Puerto Rico-like weather, hot and steamy, hovered over the New Haven Green Saturday where over 7,500 celebrants came out for Fiestas Patronales de New Haven, the rich blend of music, dance, food, flag waving, and cultural pride that marked the return of grand-scale celebrating by the greater Puerto Rican community in downtown New Haven.
The festival was organized by Puerto Ricans United (PRU), a new cultural group that put on the event with the help of the city, corporate sponsors, and many volunteers. It had been nearly 8 years since the traditional Puerto Rican parade and associated cultural festivities were part of the New Haven landscape.
Joseph Rodriguez, PRU co-founder and president, said the organization was pleased with the outcome of the event: “It’s a beautiful turn-out given the weather (actually 7 degrees hotter than Puerto Rico on Saturday) with a heat index that felt like 110, and being that it’s the first year, we couldn’t be prouder. We are looking forward to next year,” he said.
Mayor Toni Harp, with Puerto Rico’s flag in hand, greeted the crowd that covered a good portion of the lower green, saying that New Haven thinks of itself as “Festival City” and that this first Puerto Rican festival would not be the last. She invited folks back for the upcoming Opera Palooza (an evening of arias and apizza) on August 20, and to New Haven Jazz Festival on the green on Saturday, August 27.
In a sign of national pride, Puerto Rican flags were waved with abandon. From the smallest flags….
… to the largest, the message was the same: “We are proud to be Puerto Rican.”
In the lead up to the festival’s main attraction, the Grammy-nominated Plena Libre, a music group from Puerto Rico, a number of area Latino bands entertained, offering a wide variety of musical genres from salsa to the more contemporary reggaetón.

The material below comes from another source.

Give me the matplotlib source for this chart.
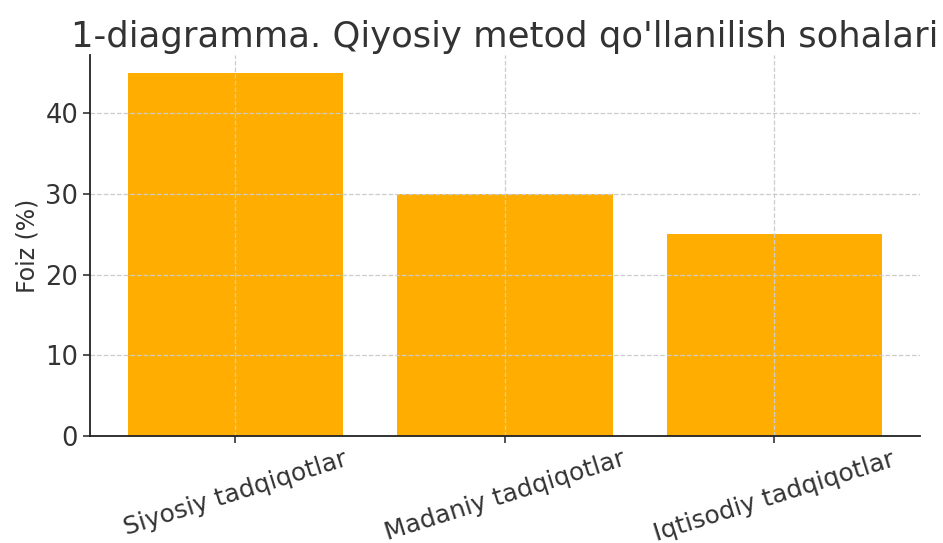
import matplotlib
matplotlib.use('Agg')
import matplotlib.pyplot as plt

categories = ['Siyosiy tadqiqotlar', 'Madaniy tadqiqotlar', 'Iqtisodiy tadqiqotlar']
values = [45, 30, 25]

fig = plt.figure(figsize=(9.43, 5.43), dpi=100)
ax = fig.add_axes([0.0954, 0.197, 0.880, 0.702])

ax.bar(categories, values, color='#ffae00', width=0.8)
ax.grid(True, linestyle='--', color='#cccccc', linewidth=0.9)

ax.set_title("1-diagramma. Qiyosiy metod qo'llanilish sohalari", fontsize=25.5, color='#333333')
ax.set_ylabel('Foiz (%)', fontsize=17, color='#333333')
ax.tick_params(axis='both', labelsize=18.5, colors='#333333', length=5, width=1.2)
ax.tick_params(axis='x', labelsize=18, pad=3)
plt.setp(ax.get_xticklabels(), rotation=17.5)
ax.set_yticks([0, 10, 20, 30, 40])

for s in ['top', 'right']:
    ax.spines[s].set_visible(False)
for s in ['left', 'bottom']:
    ax.spines[s].set_color('#222222')
    ax.spines[s].set_linewidth(1.3)

fig.savefig('out.png', dpi=100)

Some people chimed in with their own musical instruments.
Others kept the beat with their feet.
Appetites were attended to by vendor trucks selling traditional foods and drink, while others offered myriad forms of red, white, and blue cultural merchandise.

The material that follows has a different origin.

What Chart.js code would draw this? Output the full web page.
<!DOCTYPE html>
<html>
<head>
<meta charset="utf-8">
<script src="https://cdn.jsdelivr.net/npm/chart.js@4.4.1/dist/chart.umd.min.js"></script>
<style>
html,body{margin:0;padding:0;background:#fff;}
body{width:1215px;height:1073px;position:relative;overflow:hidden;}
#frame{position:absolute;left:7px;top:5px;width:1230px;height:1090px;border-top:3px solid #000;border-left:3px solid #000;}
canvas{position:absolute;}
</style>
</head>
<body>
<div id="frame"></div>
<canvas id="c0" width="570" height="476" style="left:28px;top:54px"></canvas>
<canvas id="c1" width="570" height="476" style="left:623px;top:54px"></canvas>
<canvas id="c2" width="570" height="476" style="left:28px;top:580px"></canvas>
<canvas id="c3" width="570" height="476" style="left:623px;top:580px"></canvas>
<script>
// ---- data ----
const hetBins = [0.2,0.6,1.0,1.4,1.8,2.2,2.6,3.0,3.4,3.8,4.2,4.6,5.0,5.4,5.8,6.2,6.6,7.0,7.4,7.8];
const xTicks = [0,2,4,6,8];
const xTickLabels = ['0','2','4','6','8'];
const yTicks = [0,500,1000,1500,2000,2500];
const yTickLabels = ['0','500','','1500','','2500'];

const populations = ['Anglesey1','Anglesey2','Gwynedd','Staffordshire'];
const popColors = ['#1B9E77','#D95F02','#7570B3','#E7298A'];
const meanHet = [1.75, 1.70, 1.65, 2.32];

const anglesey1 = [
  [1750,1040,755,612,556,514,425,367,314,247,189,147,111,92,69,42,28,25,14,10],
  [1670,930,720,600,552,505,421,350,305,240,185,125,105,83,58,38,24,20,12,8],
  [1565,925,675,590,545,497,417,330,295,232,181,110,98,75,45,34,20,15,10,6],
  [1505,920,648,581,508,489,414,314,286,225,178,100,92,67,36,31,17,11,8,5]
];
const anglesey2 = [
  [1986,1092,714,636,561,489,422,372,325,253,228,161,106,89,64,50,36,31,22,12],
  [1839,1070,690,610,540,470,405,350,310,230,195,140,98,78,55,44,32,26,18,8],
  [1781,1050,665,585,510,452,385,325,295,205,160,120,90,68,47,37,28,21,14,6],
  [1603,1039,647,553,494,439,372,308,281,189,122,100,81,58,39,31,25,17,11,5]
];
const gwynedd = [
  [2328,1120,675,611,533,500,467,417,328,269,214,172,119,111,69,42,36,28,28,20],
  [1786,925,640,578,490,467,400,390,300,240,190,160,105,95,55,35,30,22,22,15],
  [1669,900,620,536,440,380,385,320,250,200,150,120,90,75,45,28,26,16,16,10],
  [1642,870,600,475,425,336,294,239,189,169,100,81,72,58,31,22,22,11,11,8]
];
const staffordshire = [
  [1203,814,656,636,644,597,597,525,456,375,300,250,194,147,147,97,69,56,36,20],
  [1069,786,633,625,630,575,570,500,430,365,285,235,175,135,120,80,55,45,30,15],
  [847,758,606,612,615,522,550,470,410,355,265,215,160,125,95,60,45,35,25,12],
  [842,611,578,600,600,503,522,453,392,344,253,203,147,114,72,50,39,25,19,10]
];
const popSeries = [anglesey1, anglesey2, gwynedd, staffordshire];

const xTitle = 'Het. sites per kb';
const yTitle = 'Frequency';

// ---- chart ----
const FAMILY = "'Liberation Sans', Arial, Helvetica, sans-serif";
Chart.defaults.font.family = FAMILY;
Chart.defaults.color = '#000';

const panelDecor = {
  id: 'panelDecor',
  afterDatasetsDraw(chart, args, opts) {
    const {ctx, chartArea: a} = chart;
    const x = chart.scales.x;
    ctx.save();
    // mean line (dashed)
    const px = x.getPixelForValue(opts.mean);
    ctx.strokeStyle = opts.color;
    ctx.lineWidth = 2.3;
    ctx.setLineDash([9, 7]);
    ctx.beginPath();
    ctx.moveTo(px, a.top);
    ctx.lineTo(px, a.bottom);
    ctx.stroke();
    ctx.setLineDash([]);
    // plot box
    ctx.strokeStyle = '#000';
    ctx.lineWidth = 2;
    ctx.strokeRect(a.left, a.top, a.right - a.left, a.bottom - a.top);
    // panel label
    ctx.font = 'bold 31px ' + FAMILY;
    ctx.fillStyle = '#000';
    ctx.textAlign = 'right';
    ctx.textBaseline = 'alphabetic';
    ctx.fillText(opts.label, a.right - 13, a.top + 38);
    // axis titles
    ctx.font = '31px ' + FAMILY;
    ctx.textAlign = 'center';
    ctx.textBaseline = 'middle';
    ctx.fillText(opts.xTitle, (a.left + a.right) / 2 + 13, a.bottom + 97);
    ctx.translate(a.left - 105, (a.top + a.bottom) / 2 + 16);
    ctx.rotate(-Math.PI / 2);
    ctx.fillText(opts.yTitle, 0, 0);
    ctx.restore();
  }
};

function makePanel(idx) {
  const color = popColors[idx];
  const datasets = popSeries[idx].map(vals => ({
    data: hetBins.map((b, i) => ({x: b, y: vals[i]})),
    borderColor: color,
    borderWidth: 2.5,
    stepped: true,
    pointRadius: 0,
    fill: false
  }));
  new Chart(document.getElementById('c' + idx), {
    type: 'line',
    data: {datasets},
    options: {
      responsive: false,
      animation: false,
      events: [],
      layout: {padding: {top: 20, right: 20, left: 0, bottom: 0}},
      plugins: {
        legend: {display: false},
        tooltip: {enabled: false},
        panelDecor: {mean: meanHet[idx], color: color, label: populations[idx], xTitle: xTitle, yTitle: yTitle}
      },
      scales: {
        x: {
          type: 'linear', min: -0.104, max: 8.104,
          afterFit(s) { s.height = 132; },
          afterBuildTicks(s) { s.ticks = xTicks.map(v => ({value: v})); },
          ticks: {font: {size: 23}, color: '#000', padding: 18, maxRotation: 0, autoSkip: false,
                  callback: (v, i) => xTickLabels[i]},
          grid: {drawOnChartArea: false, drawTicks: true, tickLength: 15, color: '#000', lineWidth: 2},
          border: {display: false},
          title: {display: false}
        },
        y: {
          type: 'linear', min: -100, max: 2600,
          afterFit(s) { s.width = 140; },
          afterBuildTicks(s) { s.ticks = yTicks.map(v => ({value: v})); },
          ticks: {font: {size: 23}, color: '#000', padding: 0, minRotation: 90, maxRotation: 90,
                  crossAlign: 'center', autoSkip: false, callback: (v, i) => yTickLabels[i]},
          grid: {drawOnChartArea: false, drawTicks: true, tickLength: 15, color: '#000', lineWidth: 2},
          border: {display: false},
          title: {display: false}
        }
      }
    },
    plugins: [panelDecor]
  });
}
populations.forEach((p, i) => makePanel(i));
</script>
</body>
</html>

In the evening, bomba dancers from Movimiento Cultural of New Haven took to the stage.
Bomba dancing engages the barriles or bomba drummer in an exchange that is a kind of challenge based on a mutual connection. It is a spirited, beat-for-beat collaboration rooted in the Afro-Puerto Rican traditions of the island.
Just off stage, a large stage flat depicting El Morro, the landmark Spanish fort on the coast of San Juan, Puerto Rico, was the official photo booth provided by Bregamos Community Theater. Among the steady stream of those taking photo ops with their friends, one photographer held cell phone cameras in both hands.
Behind the photo booth, Lourdes Montalvo, director of constituent services-secretary of the state (left) and Nina Vazquez, volunteer for the Hispanic Federation, worked an information and registration booth, urging passersby to get registered in time for the upcoming presidential election.
Among those in the audience was New Haven’s Director of Arts, Culture, and Tourism Andy Wolf, who flashed a pair of peace signs.
Michelle Retamar of New Haven gave a hearty two thumbs up to the festival and the good time she was having.
During an extended period of sound-checking, a DJ busily played Latin music augmented with a number of curious sound effects. Event hosts rallied the audience with shouts of “Wepa!” (“All right, cool, yeah!”) until the the much anticipated group from Puerto Rico was ready to play.
The music of Plena Libre, with its percussive rhythms and punctuating brass section, filled the thick night air stretching across the New Haven Green, delighting all in attendance. It would be a fabulous end to a day-long festival of new beginnings.